══ SUPPLIED ENTRIES

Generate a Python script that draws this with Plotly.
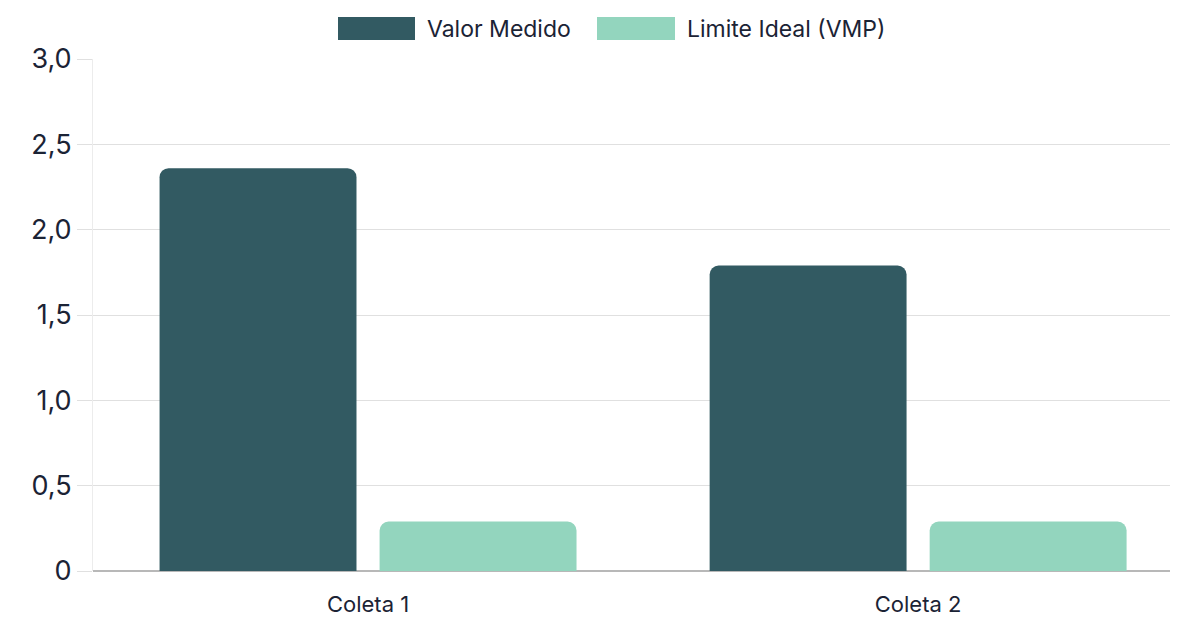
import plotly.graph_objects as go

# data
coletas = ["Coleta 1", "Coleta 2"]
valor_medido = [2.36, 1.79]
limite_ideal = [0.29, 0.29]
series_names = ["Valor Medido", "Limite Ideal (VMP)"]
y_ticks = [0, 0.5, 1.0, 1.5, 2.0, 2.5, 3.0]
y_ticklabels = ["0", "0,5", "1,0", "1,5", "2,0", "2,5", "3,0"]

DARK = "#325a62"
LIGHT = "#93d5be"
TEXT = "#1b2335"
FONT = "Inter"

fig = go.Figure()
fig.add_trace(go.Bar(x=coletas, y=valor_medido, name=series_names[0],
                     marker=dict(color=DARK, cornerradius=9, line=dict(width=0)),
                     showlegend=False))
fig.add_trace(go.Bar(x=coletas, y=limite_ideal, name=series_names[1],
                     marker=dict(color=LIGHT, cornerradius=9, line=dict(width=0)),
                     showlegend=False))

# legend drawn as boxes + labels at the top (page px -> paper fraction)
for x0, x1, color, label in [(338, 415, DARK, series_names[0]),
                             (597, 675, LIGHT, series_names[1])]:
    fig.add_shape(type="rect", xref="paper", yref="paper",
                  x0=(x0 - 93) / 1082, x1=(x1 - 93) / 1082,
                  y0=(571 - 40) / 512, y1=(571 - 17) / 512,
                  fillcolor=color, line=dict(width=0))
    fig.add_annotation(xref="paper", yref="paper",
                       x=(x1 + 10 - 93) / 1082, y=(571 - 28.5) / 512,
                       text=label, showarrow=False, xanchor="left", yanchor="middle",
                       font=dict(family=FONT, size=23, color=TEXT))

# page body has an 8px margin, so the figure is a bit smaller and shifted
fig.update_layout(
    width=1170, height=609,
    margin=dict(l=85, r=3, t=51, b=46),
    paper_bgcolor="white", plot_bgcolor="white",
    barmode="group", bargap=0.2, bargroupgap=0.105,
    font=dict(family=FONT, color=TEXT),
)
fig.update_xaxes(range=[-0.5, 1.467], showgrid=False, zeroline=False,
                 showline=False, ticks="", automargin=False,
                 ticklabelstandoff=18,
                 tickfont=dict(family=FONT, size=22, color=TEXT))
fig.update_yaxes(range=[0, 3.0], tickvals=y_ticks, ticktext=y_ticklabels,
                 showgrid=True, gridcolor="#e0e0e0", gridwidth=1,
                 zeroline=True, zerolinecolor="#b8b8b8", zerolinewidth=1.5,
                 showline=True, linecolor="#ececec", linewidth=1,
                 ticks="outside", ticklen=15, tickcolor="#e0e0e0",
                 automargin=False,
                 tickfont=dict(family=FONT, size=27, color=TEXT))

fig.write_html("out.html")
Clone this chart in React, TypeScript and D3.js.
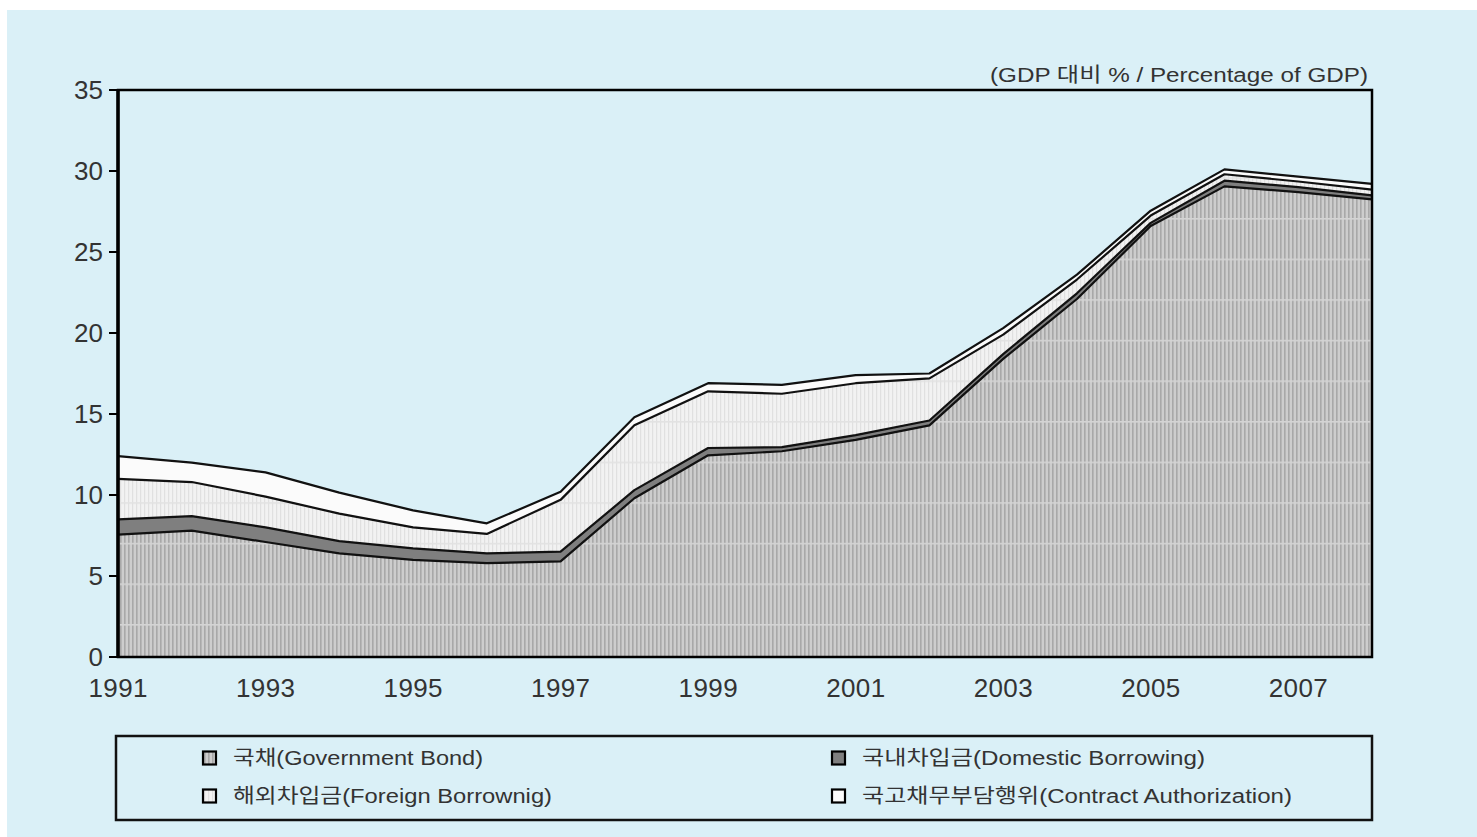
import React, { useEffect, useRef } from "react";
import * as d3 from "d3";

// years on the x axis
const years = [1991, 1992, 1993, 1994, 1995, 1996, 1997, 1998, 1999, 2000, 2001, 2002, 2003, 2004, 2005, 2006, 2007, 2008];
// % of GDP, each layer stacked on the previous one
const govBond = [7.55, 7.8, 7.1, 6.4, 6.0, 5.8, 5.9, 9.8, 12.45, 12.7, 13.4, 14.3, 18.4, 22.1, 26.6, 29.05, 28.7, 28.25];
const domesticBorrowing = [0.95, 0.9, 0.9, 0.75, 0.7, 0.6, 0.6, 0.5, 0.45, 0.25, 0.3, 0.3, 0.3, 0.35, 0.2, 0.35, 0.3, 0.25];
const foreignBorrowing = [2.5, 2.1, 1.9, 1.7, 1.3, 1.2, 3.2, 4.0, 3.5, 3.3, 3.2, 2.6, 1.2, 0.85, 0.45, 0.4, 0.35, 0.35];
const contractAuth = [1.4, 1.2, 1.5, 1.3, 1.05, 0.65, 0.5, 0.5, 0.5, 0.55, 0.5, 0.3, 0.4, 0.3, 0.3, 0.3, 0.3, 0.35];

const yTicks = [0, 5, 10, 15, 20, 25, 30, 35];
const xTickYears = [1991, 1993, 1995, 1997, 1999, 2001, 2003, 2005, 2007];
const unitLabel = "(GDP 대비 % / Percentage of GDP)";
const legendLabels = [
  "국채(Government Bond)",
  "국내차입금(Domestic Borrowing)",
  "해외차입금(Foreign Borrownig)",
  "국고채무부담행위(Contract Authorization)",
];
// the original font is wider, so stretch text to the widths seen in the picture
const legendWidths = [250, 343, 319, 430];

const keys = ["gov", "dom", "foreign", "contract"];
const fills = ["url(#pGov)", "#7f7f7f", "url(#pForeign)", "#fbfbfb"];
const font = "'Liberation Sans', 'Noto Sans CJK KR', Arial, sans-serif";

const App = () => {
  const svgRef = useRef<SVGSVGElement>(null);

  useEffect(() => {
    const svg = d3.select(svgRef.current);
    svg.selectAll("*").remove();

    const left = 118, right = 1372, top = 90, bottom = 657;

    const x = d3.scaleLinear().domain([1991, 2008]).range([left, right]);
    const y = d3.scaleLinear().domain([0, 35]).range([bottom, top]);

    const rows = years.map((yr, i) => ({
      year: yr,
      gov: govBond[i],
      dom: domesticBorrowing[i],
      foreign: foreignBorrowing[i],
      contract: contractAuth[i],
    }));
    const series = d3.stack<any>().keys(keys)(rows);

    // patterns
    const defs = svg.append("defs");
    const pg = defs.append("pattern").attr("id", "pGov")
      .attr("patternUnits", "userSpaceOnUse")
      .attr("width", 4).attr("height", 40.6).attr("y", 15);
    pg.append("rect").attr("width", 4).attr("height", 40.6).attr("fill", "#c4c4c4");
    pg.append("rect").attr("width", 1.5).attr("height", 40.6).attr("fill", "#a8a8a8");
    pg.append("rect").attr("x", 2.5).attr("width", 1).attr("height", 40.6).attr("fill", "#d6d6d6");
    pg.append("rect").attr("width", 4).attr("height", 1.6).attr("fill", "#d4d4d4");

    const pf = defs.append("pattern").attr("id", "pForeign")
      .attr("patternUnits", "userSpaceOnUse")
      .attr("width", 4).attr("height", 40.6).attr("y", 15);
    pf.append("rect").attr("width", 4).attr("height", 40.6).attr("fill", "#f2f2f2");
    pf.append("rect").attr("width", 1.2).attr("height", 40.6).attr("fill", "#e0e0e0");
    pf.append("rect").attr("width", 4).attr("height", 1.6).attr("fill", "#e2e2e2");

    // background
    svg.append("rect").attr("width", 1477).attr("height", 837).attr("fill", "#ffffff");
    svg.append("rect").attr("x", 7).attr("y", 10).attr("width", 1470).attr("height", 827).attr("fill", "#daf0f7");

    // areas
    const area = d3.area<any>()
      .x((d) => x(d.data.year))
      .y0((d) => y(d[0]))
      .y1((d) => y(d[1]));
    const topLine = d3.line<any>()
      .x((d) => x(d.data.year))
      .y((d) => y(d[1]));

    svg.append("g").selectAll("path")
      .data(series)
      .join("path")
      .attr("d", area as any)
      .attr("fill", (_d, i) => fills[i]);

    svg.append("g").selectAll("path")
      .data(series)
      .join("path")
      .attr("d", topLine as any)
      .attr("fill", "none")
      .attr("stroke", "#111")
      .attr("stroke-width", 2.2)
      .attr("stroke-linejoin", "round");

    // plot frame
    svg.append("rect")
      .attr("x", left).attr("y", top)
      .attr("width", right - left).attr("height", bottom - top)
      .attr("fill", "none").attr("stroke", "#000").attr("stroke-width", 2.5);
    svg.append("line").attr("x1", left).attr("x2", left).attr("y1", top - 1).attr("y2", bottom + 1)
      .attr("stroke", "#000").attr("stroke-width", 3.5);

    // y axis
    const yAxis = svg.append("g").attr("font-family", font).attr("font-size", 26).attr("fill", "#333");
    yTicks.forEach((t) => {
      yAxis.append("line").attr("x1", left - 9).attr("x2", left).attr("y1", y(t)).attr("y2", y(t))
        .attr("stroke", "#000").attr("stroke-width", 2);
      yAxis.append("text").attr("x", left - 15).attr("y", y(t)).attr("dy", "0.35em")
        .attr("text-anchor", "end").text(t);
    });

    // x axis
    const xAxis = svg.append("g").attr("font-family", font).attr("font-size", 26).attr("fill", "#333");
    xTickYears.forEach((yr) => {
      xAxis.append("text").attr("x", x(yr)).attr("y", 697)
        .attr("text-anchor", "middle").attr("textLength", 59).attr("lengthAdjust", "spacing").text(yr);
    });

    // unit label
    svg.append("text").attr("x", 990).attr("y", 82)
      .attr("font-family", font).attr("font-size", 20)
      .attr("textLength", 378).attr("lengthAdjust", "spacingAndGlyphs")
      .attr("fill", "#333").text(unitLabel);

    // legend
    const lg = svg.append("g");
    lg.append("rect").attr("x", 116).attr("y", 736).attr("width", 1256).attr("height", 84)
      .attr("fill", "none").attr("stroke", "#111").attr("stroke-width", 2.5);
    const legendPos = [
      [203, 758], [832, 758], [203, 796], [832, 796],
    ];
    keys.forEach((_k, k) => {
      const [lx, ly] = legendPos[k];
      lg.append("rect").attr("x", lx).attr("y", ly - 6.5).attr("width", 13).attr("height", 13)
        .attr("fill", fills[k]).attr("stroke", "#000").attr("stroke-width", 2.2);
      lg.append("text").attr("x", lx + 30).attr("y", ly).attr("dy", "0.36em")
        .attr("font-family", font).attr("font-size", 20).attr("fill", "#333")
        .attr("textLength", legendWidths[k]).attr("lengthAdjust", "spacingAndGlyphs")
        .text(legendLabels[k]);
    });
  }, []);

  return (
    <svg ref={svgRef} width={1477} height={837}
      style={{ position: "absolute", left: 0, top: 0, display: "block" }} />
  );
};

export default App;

════

Go back to the listing above and reproduce, exactly, the stretch from the line bearing "Clone this chart" through the line bearing "0.3, 0.3, 0.35];", without its pictures.

Clone this chart in React, TypeScript and D3.js.
import React, { useEffect, useRef } from "react";
import * as d3 from "d3";

// years on the x axis
const years = [1991, 1992, 1993, 1994, 1995, 1996, 1997, 1998, 1999, 2000, 2001, 2002, 2003, 2004, 2005, 2006, 2007, 2008];
// % of GDP, each layer stacked on the previous one
const govBond = [7.55, 7.8, 7.1, 6.4, 6.0, 5.8, 5.9, 9.8, 12.45, 12.7, 13.4, 14.3, 18.4, 22.1, 26.6, 29.05, 28.7, 28.25];
const domesticBorrowing = [0.95, 0.9, 0.9, 0.75, 0.7, 0.6, 0.6, 0.5, 0.45, 0.25, 0.3, 0.3, 0.3, 0.35, 0.2, 0.35, 0.3, 0.25];
const foreignBorrowing = [2.5, 2.1, 1.9, 1.7, 1.3, 1.2, 3.2, 4.0, 3.5, 3.3, 3.2, 2.6, 1.2, 0.85, 0.45, 0.4, 0.35, 0.35];
const contractAuth = [1.4, 1.2, 1.5, 1.3, 1.05, 0.65, 0.5, 0.5, 0.5, 0.55, 0.5, 0.3, 0.4, 0.3, 0.3, 0.3, 0.3, 0.35];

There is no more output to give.